The square timber industry developed rapidly to meet the enormous demand from Britain, which was at war with Napoleonic France and was also undergoing industrialization.  Although small quantities of White Oak, Rock Elm, Ash, Chestnut, and Hickory were squared, Longleaf Pine or "Heart Pine" as it is know today, was the major industrial species.

The History of Heart Pine:

Vast forests of Longleaf Pine or "Heart Pine" were once present along the southeastern Atlantic coast and Gulf Coast of North America.  These forests were once the source of resin, turpentine, and timber.  Before European settlement Longleaf Pine forest dominated as much as 90,000,000 acres stretching from Virginia south to Florida and west to Texas.  With the industrial Revolution in full force by the late 19th century, these virgin timber stands were among the most sought after timber trees in the country.  Most commonly, the heart pine timber was used in post and beams construction for factories, mills and warehouses, throughout the United States.  By 1900 virtually all of the Virgin Pine forests had been cut over and usually replaced with faster growing, softer Loblolly Pine and Slash Pine.

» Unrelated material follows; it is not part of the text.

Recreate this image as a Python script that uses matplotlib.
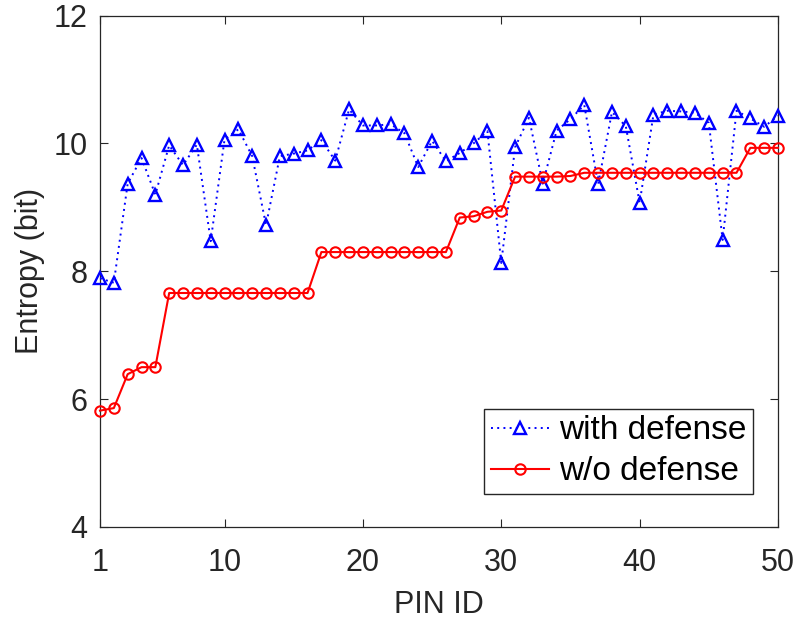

Heart Pine Today The only reliable source for the richly colored, dense heart pine is the "Industrial Forest".  As American manufacturing is becoming virtually obsolete due to international outsourcing, so too are the industrial sites that put it on the map. The large heart pine timbers that were used to construct the factories and mills of the industrial Revolution are now reclaimed and resawn into beautiful antique heart pine flooring, exposed beams, paneling, and reclaimed wood furniture. 

The Reclaimed Wood Business Beginning in the 1970's people began to understand the history and quality of reclaimed lumber.  Reclaimed Lumber is wood that has been taken for re-use.  Most often, this is timber from wood beams and decking is taken from long-standing idle buildings such as old barns, factories and and warehouses.  Reclaimed and antique lumber is highly desired by architects and designers for its history, quality and character.  Reclaimed wood is popular as flooring, siding, paneling, cabinet lumber, and furniture.

In some cases, reclaiming lumber is the only source for certain species of wood.  For example, the American Chestnut.  Beginning in 1904, a Chestnut blight spread across the United States killing BILLIONS of American Chestnut Trees.  Wormy Chestnut is a popular flooring and paneling option for many architects and designers because of its beautiful grain and large color range.  The source of chestnut today is primarily reclaimed barn wood.

The Growing Popularity of Barn Wood:  Barns serve as one of the most common sources for reclaimed wood in the United States.  Barns constructed up through the early part of the 19th century were typically built using whatever trees were on site.  They often contain a Antique Oak, Hickory, Chestnut, Elm, and Douglas Fir.  Barn boards and beams were either sawn or hand hewn using an axe or squared with an adze.  Hand hewn beams are often used by architects, designers and homeowners for their vintage yet sophisticated look.  Oak Beams are the most abundant hand hewn beams, and are typically available in sizes up to 12x12.

In closing, there are virtually limitless uses for reclaimed wood.  Flooring, beams, furniture, siding, and paneling are the most abundant uses for reclaimed timber.  Vintage wood provides a look that is simply unmatched by new lumber.  Beautiful color, stability,  durability, hardness, texture and fragrance are all characteristics of reclaimed wood.